--- BEGIN GIVEN INFORMATION ---
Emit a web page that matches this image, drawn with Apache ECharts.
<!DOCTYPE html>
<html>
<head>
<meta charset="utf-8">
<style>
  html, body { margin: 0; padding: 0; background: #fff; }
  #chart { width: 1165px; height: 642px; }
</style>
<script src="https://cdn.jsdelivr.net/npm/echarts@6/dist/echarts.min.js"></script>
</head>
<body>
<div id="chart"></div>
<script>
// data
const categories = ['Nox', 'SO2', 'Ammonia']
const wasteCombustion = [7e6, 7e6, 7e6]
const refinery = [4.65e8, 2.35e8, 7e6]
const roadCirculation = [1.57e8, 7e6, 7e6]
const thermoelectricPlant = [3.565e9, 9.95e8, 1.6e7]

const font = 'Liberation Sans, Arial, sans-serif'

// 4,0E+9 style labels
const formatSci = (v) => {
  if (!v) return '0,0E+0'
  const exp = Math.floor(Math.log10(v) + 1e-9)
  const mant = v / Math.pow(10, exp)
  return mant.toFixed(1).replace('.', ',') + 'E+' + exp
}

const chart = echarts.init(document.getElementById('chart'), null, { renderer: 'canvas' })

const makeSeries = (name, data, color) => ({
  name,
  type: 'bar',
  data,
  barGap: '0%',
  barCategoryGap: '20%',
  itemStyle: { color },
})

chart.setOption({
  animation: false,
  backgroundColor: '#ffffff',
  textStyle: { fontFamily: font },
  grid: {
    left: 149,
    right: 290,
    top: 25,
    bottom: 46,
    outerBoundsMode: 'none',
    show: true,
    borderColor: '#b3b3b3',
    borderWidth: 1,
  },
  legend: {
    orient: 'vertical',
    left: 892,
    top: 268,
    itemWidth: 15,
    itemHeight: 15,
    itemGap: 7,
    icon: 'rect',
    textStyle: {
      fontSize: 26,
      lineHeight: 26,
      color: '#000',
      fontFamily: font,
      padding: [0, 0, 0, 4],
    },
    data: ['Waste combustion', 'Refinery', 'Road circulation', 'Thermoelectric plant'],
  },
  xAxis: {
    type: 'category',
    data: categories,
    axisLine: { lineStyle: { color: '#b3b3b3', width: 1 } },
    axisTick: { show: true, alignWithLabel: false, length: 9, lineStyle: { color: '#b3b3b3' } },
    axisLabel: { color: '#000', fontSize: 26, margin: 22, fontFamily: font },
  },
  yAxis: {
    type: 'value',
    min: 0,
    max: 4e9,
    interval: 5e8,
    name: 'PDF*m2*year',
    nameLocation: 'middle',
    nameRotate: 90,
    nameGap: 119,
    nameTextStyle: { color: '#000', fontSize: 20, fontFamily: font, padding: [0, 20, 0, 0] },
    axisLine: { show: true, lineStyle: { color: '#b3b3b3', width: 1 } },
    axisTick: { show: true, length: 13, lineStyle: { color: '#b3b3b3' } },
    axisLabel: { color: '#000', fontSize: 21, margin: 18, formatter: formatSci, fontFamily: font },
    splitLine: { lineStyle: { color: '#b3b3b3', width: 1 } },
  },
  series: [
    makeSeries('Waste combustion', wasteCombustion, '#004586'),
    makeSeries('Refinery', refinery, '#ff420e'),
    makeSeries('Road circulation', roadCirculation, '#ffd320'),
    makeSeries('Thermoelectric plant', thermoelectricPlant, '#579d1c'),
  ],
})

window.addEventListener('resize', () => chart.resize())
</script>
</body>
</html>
--- END GIVEN INFORMATION ---
**WHAT THE TASK REQUIRES**
Your task is to repeat the data exactly; please include every line.

**EXERCISE RESPONSE**
Emit a web page that matches this image, drawn with Apache ECharts.
<!DOCTYPE html>
<html>
<head>
<meta charset="utf-8">
<style>
  html, body { margin: 0; padding: 0; background: #fff; }
  #chart { width: 1165px; height: 642px; }
</style>
<script src="https://cdn.jsdelivr.net/npm/echarts@6/dist/echarts.min.js"></script>
</head>
<body>
<div id="chart"></div>
<script>
// data
const categories = ['Nox', 'SO2', 'Ammonia']
const wasteCombustion = [7e6, 7e6, 7e6]
const refinery = [4.65e8, 2.35e8, 7e6]
const roadCirculation = [1.57e8, 7e6, 7e6]
const thermoelectricPlant = [3.565e9, 9.95e8, 1.6e7]

const font = 'Liberation Sans, Arial, sans-serif'

// 4,0E+9 style labels
const formatSci = (v) => {
  if (!v) return '0,0E+0'
  const exp = Math.floor(Math.log10(v) + 1e-9)
  const mant = v / Math.pow(10, exp)
  return mant.toFixed(1).replace('.', ',') + 'E+' + exp
}

const chart = echarts.init(document.getElementById('chart'), null, { renderer: 'canvas' })

const makeSeries = (name, data, color) => ({
  name,
  type: 'bar',
  data,
  barGap: '0%',
  barCategoryGap: '20%',
  itemStyle: { color },
})

chart.setOption({
  animation: false,
  backgroundColor: '#ffffff',
  textStyle: { fontFamily: font },
  grid: {
    left: 149,
    right: 290,
    top: 25,
    bottom: 46,
    outerBoundsMode: 'none',
    show: true,
    borderColor: '#b3b3b3',
    borderWidth: 1,
  },
  legend: {
    orient: 'vertical',
    left: 892,
    top: 268,
    itemWidth: 15,
    itemHeight: 15,
    itemGap: 7,
    icon: 'rect',
    textStyle: {
      fontSize: 26,
      lineHeight: 26,
      color: '#000',
      fontFamily: font,
      padding: [0, 0, 0, 4],
    },
    data: ['Waste combustion', 'Refinery', 'Road circulation', 'Thermoelectric plant'],
  },
  xAxis: {
    type: 'category',
    data: categories,
    axisLine: { lineStyle: { color: '#b3b3b3', width: 1 } },
    axisTick: { show: true, alignWithLabel: false, length: 9, lineStyle: { color: '#b3b3b3' } },
    axisLabel: { color: '#000', fontSize: 26, margin: 22, fontFamily: font },
  },
  yAxis: {
    type: 'value',
    min: 0,
    max: 4e9,
    interval: 5e8,
    name: 'PDF*m2*year',
    nameLocation: 'middle',
    nameRotate: 90,
    nameGap: 119,
    nameTextStyle: { color: '#000', fontSize: 20, fontFamily: font, padding: [0, 20, 0, 0] },
    axisLine: { show: true, lineStyle: { color: '#b3b3b3', width: 1 } },
    axisTick: { show: true, length: 13, lineStyle: { color: '#b3b3b3' } },
    axisLabel: { color: '#000', fontSize: 21, margin: 18, formatter: formatSci, fontFamily: font },
    splitLine: { lineStyle: { color: '#b3b3b3', width: 1 } },
  },
  series: [
    makeSeries('Waste combustion', wasteCombustion, '#004586'),
    makeSeries('Refinery', refinery, '#ff420e'),
    makeSeries('Road circulation', roadCirculation, '#ffd320'),
    makeSeries('Thermoelectric plant', thermoelectricPlant, '#579d1c'),
  ],
})

window.addEventListener('resize', () => chart.resize())
</script>
</body>
</html>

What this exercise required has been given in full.